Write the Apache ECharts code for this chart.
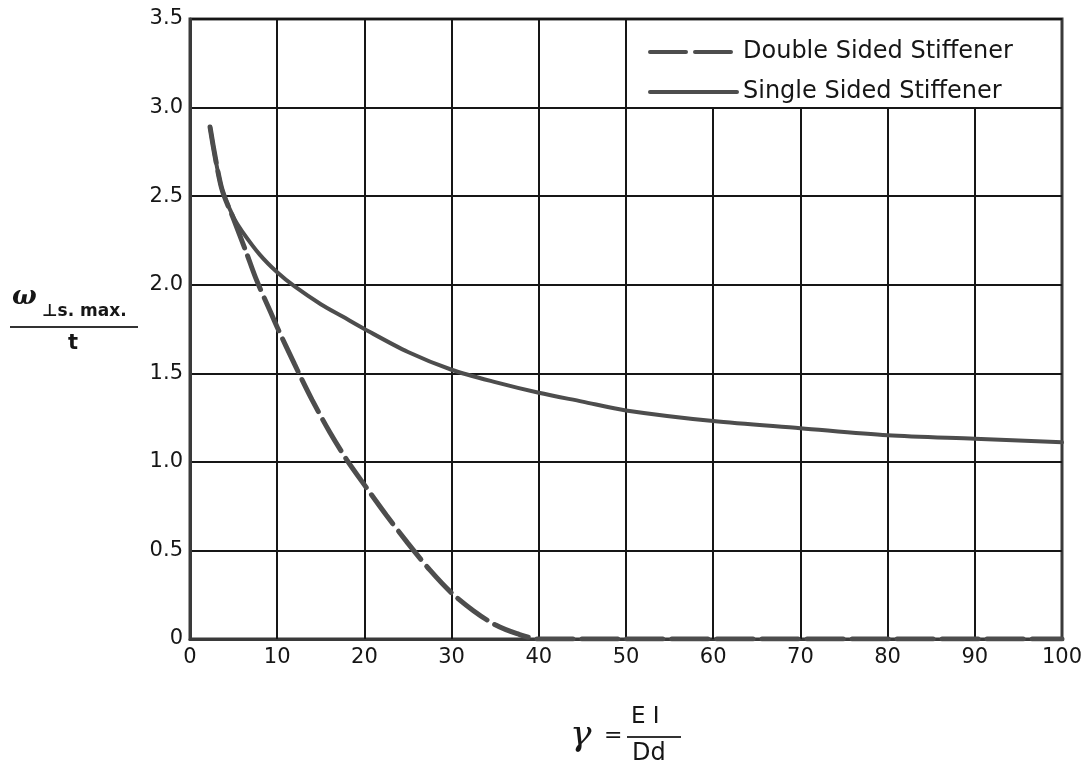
<!DOCTYPE html>
<html>
<head>
<meta charset="utf-8">
<script src="https://cdn.jsdelivr.net/npm/echarts@6/dist/echarts.min.js"></script>
<style>
html,body{margin:0;padding:0;background:#fff;}
#chart{width:1087px;height:771px;}
</style>
</head>
<body>
<div id="chart"></div>
<script>
// ---- data ----
const xTicks = [0, 10, 20, 30, 40, 50, 60, 70, 80, 90, 100];
const yTicks = [0, 0.5, 1.0, 1.5, 2.0, 2.5, 3.0, 3.5];

const singleX = [2.3, 3.6, 5, 6, 8, 10, 12, 15, 17.5, 20, 25, 30, 35, 40, 45, 50, 60, 70, 80, 90, 100];
const singleY = [2.89, 2.55, 2.38, 2.3, 2.17, 2.07, 1.99, 1.89, 1.82, 1.75, 1.62, 1.52, 1.45, 1.39, 1.34, 1.29, 1.23, 1.19, 1.15, 1.13, 1.11];

const doubleX = [2.3, 3.6, 5, 6.4, 7.6, 9.2, 10, 12, 14, 16, 18, 20, 22.5, 25, 27.5, 30, 32.5, 35, 37.5, 40, 100];
const doubleY = [2.89, 2.55, 2.37, 2.19, 2.03, 1.85, 1.76, 1.55, 1.35, 1.17, 1.01, 0.87, 0.7, 0.54, 0.39, 0.26, 0.16, 0.08, 0.03, 0, 0];

const seriesNames = ['Double Sided Stiffener', 'Single Sided Stiffener'];

// legend box occupies the region x>=50, y>=3.0 (vertical grid lines stop at 3.0 there)
const legendBoxX = 50;
const legendBoxY = 3.0;

const FONT = 'DejaVu Sans';
const INK = '#161616';
const CURVE = '#4d4d4d';
const DASH = [36, 9];

const zip = (xs, ys) => xs.map((x, i) => [x, ys[i]]);

const gridLines = xTicks.filter(x => x > 0 && x < 100).map(x => [
  { coord: [x, 0] },
  { coord: [x, x > legendBoxX ? legendBoxY : 3.5] }
]);

const chart = echarts.init(document.getElementById('chart'), null, { renderer: 'canvas' });

chart.setOption({
  backgroundColor: '#ffffff',
  animation: false,
  grid: {
    left: 190, right: 25, top: 19, bottom: 132,
    show: true, borderColor: '#3a3a3a', borderWidth: 3, backgroundColor: 'transparent'
  },
  xAxis: {
    type: 'value', min: 0, max: 100, interval: 10,
    axisLine: { show: true, lineStyle: { color: '#3a3a3a', width: 3 } },
    axisTick: { show: false },
    splitLine: { show: false },
    axisLabel: { color: INK, fontFamily: FONT, fontSize: 21, margin: 8 }
  },
  yAxis: {
    type: 'value', min: 0, max: 3.5, interval: 0.5,
    axisLine: { show: true, lineStyle: { color: '#3a3a3a', width: 3 } },
    axisTick: { show: false },
    splitLine: { show: true, lineStyle: { color: INK, width: 2 } },
    axisLabel: {
      color: INK, fontFamily: FONT, fontSize: 21, margin: 7,
      formatter: v => (v === 0 ? '0' : v.toFixed(1))
    }
  },
  legend: {
    data: [
      { name: seriesNames[0], itemStyle: { opacity: 0 }, lineStyle: { color: CURVE, width: 4, type: DASH } },
      { name: seriesNames[1], itemStyle: { opacity: 0 }, lineStyle: { color: CURVE, width: 4, type: 'solid' } }
    ],
    orient: 'vertical',
    left: 643, top: 35,
    itemWidth: 87, itemHeight: 24, itemGap: 16,
    itemStyle: { opacity: 0 },
    textStyle: { color: INK, fontFamily: FONT, fontSize: 24, padding: [0, 0, 0, 1] },
    selectedMode: false
  },
  series: [
    {
      name: '_grid',
      type: 'line',
      data: [],
      silent: true,
      z: 1,
      markLine: {
        silent: true,
        symbol: 'none',
        label: { show: false },
        lineStyle: { color: INK, width: 2, type: 'solid' },
        data: gridLines
      }
    },
    {
      name: seriesNames[0],
      type: 'line',
      data: zip(doubleX, doubleY),
      smooth: 0.3,
      symbol: 'none',
      z: 5,
      lineStyle: { color: CURVE, width: 5, type: DASH, cap: 'round' },
      itemStyle: { color: CURVE }
    },
    {
      name: seriesNames[1],
      type: 'line',
      data: zip(singleX, singleY),
      smooth: 0.3,
      symbol: 'none',
      z: 5,
      lineStyle: { color: CURVE, width: 4, type: 'solid', cap: 'round' },
      itemStyle: { color: CURVE }
    }
  ],
  graphic: [
    // y-axis name: omega_(ls. max.) / t
    { type: 'text', left: 12, top: 284, style: { text: 'ω', font: 'bold italic 26px "DejaVu Serif"', fill: INK } },
    { type: 'text', left: 42, top: 303, style: { text: '⊥s. max.', font: 'bold 17px "DejaVu Sans"', fill: INK } },
    { type: 'line', shape: { x1: 10, y1: 327, x2: 138, y2: 327 }, style: { stroke: '#333', lineWidth: 2 } },
    { type: 'text', left: 68, top: 333, style: { text: 't', font: 'bold 21px "DejaVu Sans"', fill: INK } },
    // x-axis name: gamma = EI / Dd
    { type: 'text', left: 570, top: 718, style: { text: 'γ', font: 'italic 36px "DejaVu Serif"', fill: INK } },
    { type: 'text', left: 604, top: 725, style: { text: '=', font: '22px "DejaVu Sans"', fill: INK } },
    { type: 'text', left: 631, top: 706, style: { text: 'E I', font: '23px "DejaVu Sans"', fill: INK } },
    { type: 'line', shape: { x1: 627, y1: 737, x2: 681, y2: 737 }, style: { stroke: '#333', lineWidth: 2 } },
    { type: 'text', left: 632, top: 742, style: { text: 'Dd', font: '24px "DejaVu Sans"', fill: INK } }
  ]
});
</script>
</body>
</html>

======

> _What needs to be done_:
Set down the material above as is, without any pictures.

> _Full output_:
Write the Apache ECharts code for this chart.
<!DOCTYPE html>
<html>
<head>
<meta charset="utf-8">
<script src="https://cdn.jsdelivr.net/npm/echarts@6/dist/echarts.min.js"></script>
<style>
html,body{margin:0;padding:0;background:#fff;}
#chart{width:1087px;height:771px;}
</style>
</head>
<body>
<div id="chart"></div>
<script>
// ---- data ----
const xTicks = [0, 10, 20, 30, 40, 50, 60, 70, 80, 90, 100];
const yTicks = [0, 0.5, 1.0, 1.5, 2.0, 2.5, 3.0, 3.5];

const singleX = [2.3, 3.6, 5, 6, 8, 10, 12, 15, 17.5, 20, 25, 30, 35, 40, 45, 50, 60, 70, 80, 90, 100];
const singleY = [2.89, 2.55, 2.38, 2.3, 2.17, 2.07, 1.99, 1.89, 1.82, 1.75, 1.62, 1.52, 1.45, 1.39, 1.34, 1.29, 1.23, 1.19, 1.15, 1.13, 1.11];

const doubleX = [2.3, 3.6, 5, 6.4, 7.6, 9.2, 10, 12, 14, 16, 18, 20, 22.5, 25, 27.5, 30, 32.5, 35, 37.5, 40, 100];
const doubleY = [2.89, 2.55, 2.37, 2.19, 2.03, 1.85, 1.76, 1.55, 1.35, 1.17, 1.01, 0.87, 0.7, 0.54, 0.39, 0.26, 0.16, 0.08, 0.03, 0, 0];

const seriesNames = ['Double Sided Stiffener', 'Single Sided Stiffener'];

// legend box occupies the region x>=50, y>=3.0 (vertical grid lines stop at 3.0 there)
const legendBoxX = 50;
const legendBoxY = 3.0;

const FONT = 'DejaVu Sans';
const INK = '#161616';
const CURVE = '#4d4d4d';
const DASH = [36, 9];

const zip = (xs, ys) => xs.map((x, i) => [x, ys[i]]);

const gridLines = xTicks.filter(x => x > 0 && x < 100).map(x => [
  { coord: [x, 0] },
  { coord: [x, x > legendBoxX ? legendBoxY : 3.5] }
]);

const chart = echarts.init(document.getElementById('chart'), null, { renderer: 'canvas' });

chart.setOption({
  backgroundColor: '#ffffff',
  animation: false,
  grid: {
    left: 190, right: 25, top: 19, bottom: 132,
    show: true, borderColor: '#3a3a3a', borderWidth: 3, backgroundColor: 'transparent'
  },
  xAxis: {
    type: 'value', min: 0, max: 100, interval: 10,
    axisLine: { show: true, lineStyle: { color: '#3a3a3a', width: 3 } },
    axisTick: { show: false },
    splitLine: { show: false },
    axisLabel: { color: INK, fontFamily: FONT, fontSize: 21, margin: 8 }
  },
  yAxis: {
    type: 'value', min: 0, max: 3.5, interval: 0.5,
    axisLine: { show: true, lineStyle: { color: '#3a3a3a', width: 3 } },
    axisTick: { show: false },
    splitLine: { show: true, lineStyle: { color: INK, width: 2 } },
    axisLabel: {
      color: INK, fontFamily: FONT, fontSize: 21, margin: 7,
      formatter: v => (v === 0 ? '0' : v.toFixed(1))
    }
  },
  legend: {
    data: [
      { name: seriesNames[0], itemStyle: { opacity: 0 }, lineStyle: { color: CURVE, width: 4, type: DASH } },
      { name: seriesNames[1], itemStyle: { opacity: 0 }, lineStyle: { color: CURVE, width: 4, type: 'solid' } }
    ],
    orient: 'vertical',
    left: 643, top: 35,
    itemWidth: 87, itemHeight: 24, itemGap: 16,
    itemStyle: { opacity: 0 },
    textStyle: { color: INK, fontFamily: FONT, fontSize: 24, padding: [0, 0, 0, 1] },
    selectedMode: false
  },
  series: [
    {
      name: '_grid',
      type: 'line',
      data: [],
      silent: true,
      z: 1,
      markLine: {
        silent: true,
        symbol: 'none',
        label: { show: false },
        lineStyle: { color: INK, width: 2, type: 'solid' },
        data: gridLines
      }
    },
    {
      name: seriesNames[0],
      type: 'line',
      data: zip(doubleX, doubleY),
      smooth: 0.3,
      symbol: 'none',
      z: 5,
      lineStyle: { color: CURVE, width: 5, type: DASH, cap: 'round' },
      itemStyle: { color: CURVE }
    },
    {
      name: seriesNames[1],
      type: 'line',
      data: zip(singleX, singleY),
      smooth: 0.3,
      symbol: 'none',
      z: 5,
      lineStyle: { color: CURVE, width: 4, type: 'solid', cap: 'round' },
      itemStyle: { color: CURVE }
    }
  ],
  graphic: [
    // y-axis name: omega_(ls. max.) / t
    { type: 'text', left: 12, top: 284, style: { text: 'ω', font: 'bold italic 26px "DejaVu Serif"', fill: INK } },
    { type: 'text', left: 42, top: 303, style: { text: '⊥s. max.', font: 'bold 17px "DejaVu Sans"', fill: INK } },
    { type: 'line', shape: { x1: 10, y1: 327, x2: 138, y2: 327 }, style: { stroke: '#333', lineWidth: 2 } },
    { type: 'text', left: 68, top: 333, style: { text: 't', font: 'bold 21px "DejaVu Sans"', fill: INK } },
    // x-axis name: gamma = EI / Dd
    { type: 'text', left: 570, top: 718, style: { text: 'γ', font: 'italic 36px "DejaVu Serif"', fill: INK } },
    { type: 'text', left: 604, top: 725, style: { text: '=', font: '22px "DejaVu Sans"', fill: INK } },
    { type: 'text', left: 631, top: 706, style: { text: 'E I', font: '23px "DejaVu Sans"', fill: INK } },
    { type: 'line', shape: { x1: 627, y1: 737, x2: 681, y2: 737 }, style: { stroke: '#333', lineWidth: 2 } },
    { type: 'text', left: 632, top: 742, style: { text: 'Dd', font: '24px "DejaVu Sans"', fill: INK } }
  ]
});
</script>
</body>
</html>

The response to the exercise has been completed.